Nicht jeder Erbe benötigt einen Erbschein, da er seine Erbenstellung auch anderweitig belegen kann. Häufig verlangen Banken die Vorlage eines Erbscheins, um Auskünfte über bestehende Konten des Verstorbenen zu geben oder die Auszahlung von Guthaben zu veranlassen. In der Rechtsprechung ist jedoch anerkannt, dass auch ein notarielles Testament oder ein Erbvertrag in einem solchen Fall ausreichen und die Bank nicht auf die Vorlage eines Erbscheins bestehen kann, sofern nicht im Einzelfall berechtigte Zweifel an der Erbeneigenschaft bestehen. Für manche Handlungen ist jedoch ein Erbschein im Gesetz vorgeschrieben, etwa als Nachweis gegenüber dem Grundbuchamt, wenn ein ererbtes Grundstück auf den neuen Eigentümer umgeschrieben werden soll.
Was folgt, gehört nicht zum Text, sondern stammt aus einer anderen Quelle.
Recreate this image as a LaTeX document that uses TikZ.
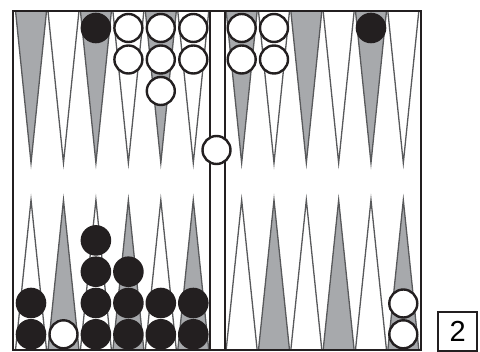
\documentclass[tikz,border=0pt]{standalone}
\usepackage{fontspec}
\setmainfont{Liberation Sans}
\definecolor{ptgray}{HTML}{A7A9AC}
\definecolor{ptline}{HTML}{58595B}
\definecolor{chkblack}{HTML}{231F20}
\begin{document}
\begin{tikzpicture}[x=1pt,y=-1pt,
  pointbox/.style={draw=ptline,line width=1.3pt,line join=miter},
  whitechk/.style={circle,draw=chkblack,fill=white,line width=2.4pt,minimum size=28pt,inner sep=0pt},
  blackchk/.style={circle,fill=chkblack,minimum size=30.6pt,inner sep=0pt},
  frameline/.style={draw=chkblack,line width=2pt},
  cubebox/.style={draw=chkblack,line width=1.8pt,minimum size=39pt,inner sep=0pt,font=\fontsize{29}{29}\selectfont}
]
\useasboundingbox (0,0) rectangle (480,352);
% points
\foreach \i in {0,...,5}{
  % left half
  \pgfmathsetmacro{\cx}{14.8+32.45*(\i+0.5)}
  \pgfmathsetmacro{\hw}{15.4}
  \pgfmathtruncatemacro{\odd}{mod(\i,2)}
  \ifnum\odd=0
    \fill[ptgray] (\cx-\hw,12) -- (\cx,163) -- (\cx+\hw,12) -- cycle;
    \fill[white] (\cx-\hw,349) -- (\cx,200) -- (\cx+\hw,349) -- cycle;
  \else
    \fill[white] (\cx-\hw,12) -- (\cx,163) -- (\cx+\hw,12) -- cycle;
    \fill[ptgray] (\cx-\hw,349) -- (\cx,200) -- (\cx+\hw,349) -- cycle;
  \fi
  \draw[pointbox] (\cx-\hw,12) -- (\cx,163) -- (\cx+\hw,12);
  \draw[pointbox] (\cx-\hw,349) -- (\cx,200) -- (\cx+\hw,349);
  % right half
  \pgfmathsetmacro{\rx}{225.5+32.33*(\i+0.5)}
  \ifnum\odd=0
    \fill[ptgray] (\rx-\hw,12) -- (\rx,163) -- (\rx+\hw,12) -- cycle;
    \fill[white] (\rx-\hw,349) -- (\rx,200) -- (\rx+\hw,349) -- cycle;
  \else
    \fill[white] (\rx-\hw,12) -- (\rx,163) -- (\rx+\hw,12) -- cycle;
    \fill[ptgray] (\rx-\hw,349) -- (\rx,200) -- (\rx+\hw,349) -- cycle;
  \fi
  \draw[pointbox] (\rx-\hw,12) -- (\rx,163) -- (\rx+\hw,12);
  \draw[pointbox] (\rx-\hw,349) -- (\rx,200) -- (\rx+\hw,349);
}
% frame and bar
\draw[frameline] (13,11) rectangle (421,350);
\draw[frameline] (210,11) -- (210,350);
\draw[frameline] (225,11) -- (225,350);
% top-left checkers
\node[blackchk] (tl3a) at (95.9,28) {};
\node[whitechk] (tl4a) at (128.4,28) {};
\node[whitechk] (tl4b) at (128.4,59.5) {};
\node[whitechk] (tl5a) at (160.8,28) {};
\node[whitechk] (tl5b) at (160.8,59.5) {};
\node[whitechk] (tl5c) at (160.8,91) {};
\node[whitechk] (tl6a) at (193.3,28) {};
\node[whitechk] (tl6b) at (193.3,59.5) {};
% top-right checkers
\node[whitechk] (tr1a) at (241.7,28) {};
\node[whitechk] (tr1b) at (241.7,59.5) {};
\node[whitechk] (tr2a) at (274.0,28) {};
\node[whitechk] (tr2b) at (274.0,59.5) {};
\node[blackchk] (tr5a) at (371.0,28) {};
% bar
\node[whitechk] (bar) at (216.5,150) {};
% bottom-left checkers
\node[blackchk] (bl1a) at (31.0,334.3) {};
\node[blackchk] (bl1b) at (31.0,303) {};
\node[whitechk] (bl2a) at (63.5,334.3) {};
\node[blackchk] (bl3a) at (95.9,334.3) {};
\node[blackchk] (bl3b) at (95.9,303) {};
\node[blackchk] (bl3c) at (95.9,271.7) {};
\node[blackchk] (bl3d) at (95.9,240.4) {};
\node[blackchk] (bl4a) at (128.4,334.3) {};
\node[blackchk] (bl4b) at (128.4,303) {};
\node[blackchk] (bl4c) at (128.4,271.7) {};
\node[blackchk] (bl5a) at (160.8,334.3) {};
\node[blackchk] (bl5b) at (160.8,303) {};
\node[blackchk] (bl6a) at (193.3,334.3) {};
\node[blackchk] (bl6b) at (193.3,303) {};
% bottom-right checkers
\node[whitechk] (br6a) at (403.3,334.3) {};
\node[whitechk] (br6b) at (403.3,303.5) {};
% cube
\node[cubebox] (cube) at (457.8,331.2) {2};
\end{tikzpicture}
\end{document}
Auch hier können jedoch ein notarielles Testament und das gerichtliche Eröffnungsprotokoll ausreichen.

Hinweis: Erben sollten also prüfen, ob sie einen Erbschein wirklich benötigen, da die Antragstellung mit Aufwand und Kosten verbunden ist. Liegt ein notarielles Testament vor oder hat der Erblasser eine Konto- und Vorsorgevollmacht ausgestellt, ist ein Erbschein häufig überflüssig. Sofern jedoch nur ein eigenhändiges Testament vorliegt oder ein Testament eine inhaltlich unklare Erbeinsetzung enthält, ist ein Erbschein in der Regel die einzige Möglichkeit zum Nachweis der Erbenstellung.